Data section:
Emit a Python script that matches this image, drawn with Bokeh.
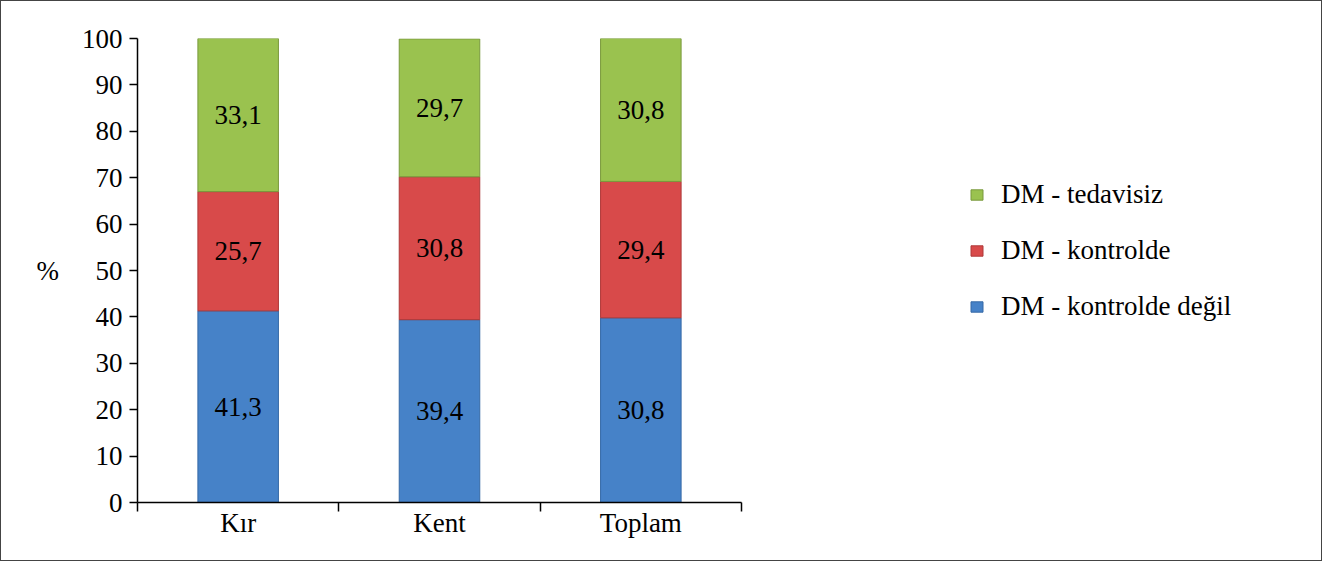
from bokeh.plotting import figure
from bokeh.models import ColumnDataSource, FixedTicker, Legend, LegendItem, Range1d
from bokeh.embed import file_html
from bokeh.resources import INLINE
from bokeh.core.properties import value

# ---- data ----
categories = ["Kır", "Kent", "Toplam"]
series_names = ["DM - kontrolde değil", "DM - kontrolde", "DM - tedavisiz"]
kontrolde_degil = [41.3, 39.4, 39.8]
kontrolde = [25.7, 30.8, 29.4]
tedavisiz = [33.1, 29.7, 30.8]
labels_kontrolde_degil = ["41,3", "39,4", "30,8"]
labels_kontrolde = ["25,7", "30,8", "29,4"]
labels_tedavisiz = ["33,1", "29,7", "30,8"]
y_ticks = [0, 10, 20, 30, 40, 50, 60, 70, 80, 90, 100]
y_label = "%"

# ---- style / layout constants ----
colors = ["#4682C8", "#D84A4A", "#9AC24F"]
edge_colors = ["#3569A6", "#AE3838", "#79993C"]
FONT = "Liberation Serif"
FS = "27px"
W, H = 1322, 561
LEFT, TOP, BOTTOM, RIGHT = 136, 37, 60, 0
FRAME_W = W - LEFT - RIGHT
AXIS_W = 604  # pixel length of the category axis

x_pos = [i + 0.5 for i in range(len(categories))]
boundaries = [float(i) for i in range(len(categories) + 1)]
x_end = len(categories) * FRAME_W / AXIS_W

src = ColumnDataSource(dict(x=x_pos, s0=kontrolde_degil, s1=kontrolde, s2=tedavisiz))

p = figure(width=W, height=H, output_backend="svg", toolbar_location=None,
           x_range=Range1d(0, x_end), y_range=Range1d(0, 100),
           min_border_left=LEFT, min_border_right=RIGHT, min_border_top=TOP, min_border_bottom=BOTTOM)
p.background_fill_color = "white"
p.border_fill_color = "white"
p.outline_line_color = None
p.grid.visible = False
p.styles = {"border": "1px solid #444"}

rs = p.vbar_stack(["s0", "s1", "s2"], x="x", width=0.4, source=src,
                  fill_color=colors, line_color=edge_colors, line_width=1)

# data labels (centered in each segment)
stack_vals = [kontrolde_degil, kontrolde, tedavisiz]
stack_labels = [labels_kontrolde_degil, labels_kontrolde, labels_tedavisiz]
bottoms = [0.0] * len(categories)
for vals, labs in zip(stack_vals, stack_labels):
    mids = [b + v / 2 for b, v in zip(bottoms, vals)]
    lsrc = ColumnDataSource(dict(x=x_pos, y=mids, t=labs))
    p.text(x="x", y="y", text="t", source=lsrc, text_align="center", text_baseline="middle",
           text_font=value(FONT), text_font_size=FS, text_color="black")
    bottoms = [b + v for b, v in zip(bottoms, vals)]

# y axis
yax = p.yaxis[0]
yax.ticker = FixedTicker(ticks=y_ticks)
yax.major_tick_out = 8
yax.major_tick_in = 0
yax.minor_tick_out = 0
yax.minor_tick_in = 0
yax.axis_line_width = 1.5
yax.major_tick_line_width = 1.5
yax.axis_line_color = "black"
yax.major_tick_line_color = "black"
yax.major_label_standoff = 7
yax.major_label_text_font = FONT
yax.major_label_text_font_size = FS
yax.major_label_text_color = "black"
yax.axis_label = y_label
yax.axis_label_text_font = FONT
yax.axis_label_text_font_size = FS
yax.axis_label_text_font_style = "normal"
yax.axis_label_text_color = "black"
yax.axis_label_standoff = 20
if "axis_label_orientation" in yax.properties():
    yax.axis_label_orientation = "horizontal"

# x axis: labels at centers, ticks at category boundaries
xax = p.xaxis[0]
xax.bounds = (0, len(categories))
xax.ticker = FixedTicker(ticks=x_pos, minor_ticks=boundaries)
xax.major_label_overrides = {x: c for x, c in zip(x_pos, categories)}
xax.major_tick_out = 0
xax.major_tick_in = 0
xax.minor_tick_out = 9
xax.minor_tick_in = 0
xax.minor_tick_line_color = "black"
xax.minor_tick_line_width = 1.5
xax.axis_line_width = 1.5
xax.axis_line_color = "black"
xax.major_label_standoff = -4
xax.major_label_text_font = FONT
xax.major_label_text_font_size = FS
xax.major_label_text_color = "black"

legend = Legend(items=[LegendItem(label=series_names[2], renderers=[rs[2]]),
                       LegendItem(label=series_names[1], renderers=[rs[1]]),
                       LegendItem(label=series_names[0], renderers=[rs[0]])],
                location=(832, 180), orientation="vertical",
                glyph_width=15, glyph_height=13, label_standoff=17, spacing=24,
                label_height=32, padding=0, margin=0,
                border_line_color=None, background_fill_alpha=0,
                label_text_font=FONT, label_text_font_size=FS, label_text_color="black")
p.add_layout(legend, "center")

open("out.html", "w").write(file_html(p, INLINE))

To be done:
Print the listing above in full, exactly as written. Omit any pictures.

Written response:
Emit a Python script that matches this image, drawn with Bokeh.
from bokeh.plotting import figure
from bokeh.models import ColumnDataSource, FixedTicker, Legend, LegendItem, Range1d
from bokeh.embed import file_html
from bokeh.resources import INLINE
from bokeh.core.properties import value

# ---- data ----
categories = ["Kır", "Kent", "Toplam"]
series_names = ["DM - kontrolde değil", "DM - kontrolde", "DM - tedavisiz"]
kontrolde_degil = [41.3, 39.4, 39.8]
kontrolde = [25.7, 30.8, 29.4]
tedavisiz = [33.1, 29.7, 30.8]
labels_kontrolde_degil = ["41,3", "39,4", "30,8"]
labels_kontrolde = ["25,7", "30,8", "29,4"]
labels_tedavisiz = ["33,1", "29,7", "30,8"]
y_ticks = [0, 10, 20, 30, 40, 50, 60, 70, 80, 90, 100]
y_label = "%"

# ---- style / layout constants ----
colors = ["#4682C8", "#D84A4A", "#9AC24F"]
edge_colors = ["#3569A6", "#AE3838", "#79993C"]
FONT = "Liberation Serif"
FS = "27px"
W, H = 1322, 561
LEFT, TOP, BOTTOM, RIGHT = 136, 37, 60, 0
FRAME_W = W - LEFT - RIGHT
AXIS_W = 604  # pixel length of the category axis

x_pos = [i + 0.5 for i in range(len(categories))]
boundaries = [float(i) for i in range(len(categories) + 1)]
x_end = len(categories) * FRAME_W / AXIS_W

src = ColumnDataSource(dict(x=x_pos, s0=kontrolde_degil, s1=kontrolde, s2=tedavisiz))

p = figure(width=W, height=H, output_backend="svg", toolbar_location=None,
           x_range=Range1d(0, x_end), y_range=Range1d(0, 100),
           min_border_left=LEFT, min_border_right=RIGHT, min_border_top=TOP, min_border_bottom=BOTTOM)
p.background_fill_color = "white"
p.border_fill_color = "white"
p.outline_line_color = None
p.grid.visible = False
p.styles = {"border": "1px solid #444"}

rs = p.vbar_stack(["s0", "s1", "s2"], x="x", width=0.4, source=src,
                  fill_color=colors, line_color=edge_colors, line_width=1)

# data labels (centered in each segment)
stack_vals = [kontrolde_degil, kontrolde, tedavisiz]
stack_labels = [labels_kontrolde_degil, labels_kontrolde, labels_tedavisiz]
bottoms = [0.0] * len(categories)
for vals, labs in zip(stack_vals, stack_labels):
    mids = [b + v / 2 for b, v in zip(bottoms, vals)]
    lsrc = ColumnDataSource(dict(x=x_pos, y=mids, t=labs))
    p.text(x="x", y="y", text="t", source=lsrc, text_align="center", text_baseline="middle",
           text_font=value(FONT), text_font_size=FS, text_color="black")
    bottoms = [b + v for b, v in zip(bottoms, vals)]

# y axis
yax = p.yaxis[0]
yax.ticker = FixedTicker(ticks=y_ticks)
yax.major_tick_out = 8
yax.major_tick_in = 0
yax.minor_tick_out = 0
yax.minor_tick_in = 0
yax.axis_line_width = 1.5
yax.major_tick_line_width = 1.5
yax.axis_line_color = "black"
yax.major_tick_line_color = "black"
yax.major_label_standoff = 7
yax.major_label_text_font = FONT
yax.major_label_text_font_size = FS
yax.major_label_text_color = "black"
yax.axis_label = y_label
yax.axis_label_text_font = FONT
yax.axis_label_text_font_size = FS
yax.axis_label_text_font_style = "normal"
yax.axis_label_text_color = "black"
yax.axis_label_standoff = 20
if "axis_label_orientation" in yax.properties():
    yax.axis_label_orientation = "horizontal"

# x axis: labels at centers, ticks at category boundaries
xax = p.xaxis[0]
xax.bounds = (0, len(categories))
xax.ticker = FixedTicker(ticks=x_pos, minor_ticks=boundaries)
xax.major_label_overrides = {x: c for x, c in zip(x_pos, categories)}
xax.major_tick_out = 0
xax.major_tick_in = 0
xax.minor_tick_out = 9
xax.minor_tick_in = 0
xax.minor_tick_line_color = "black"
xax.minor_tick_line_width = 1.5
xax.axis_line_width = 1.5
xax.axis_line_color = "black"
xax.major_label_standoff = -4
xax.major_label_text_font = FONT
xax.major_label_text_font_size = FS
xax.major_label_text_color = "black"

legend = Legend(items=[LegendItem(label=series_names[2], renderers=[rs[2]]),
                       LegendItem(label=series_names[1], renderers=[rs[1]]),
                       LegendItem(label=series_names[0], renderers=[rs[0]])],
                location=(832, 180), orientation="vertical",
                glyph_width=15, glyph_height=13, label_standoff=17, spacing=24,
                label_height=32, padding=0, margin=0,
                border_line_color=None, background_fill_alpha=0,
                label_text_font=FONT, label_text_font_size=FS, label_text_color="black")
p.add_layout(legend, "center")

open("out.html", "w").write(file_html(p, INLINE))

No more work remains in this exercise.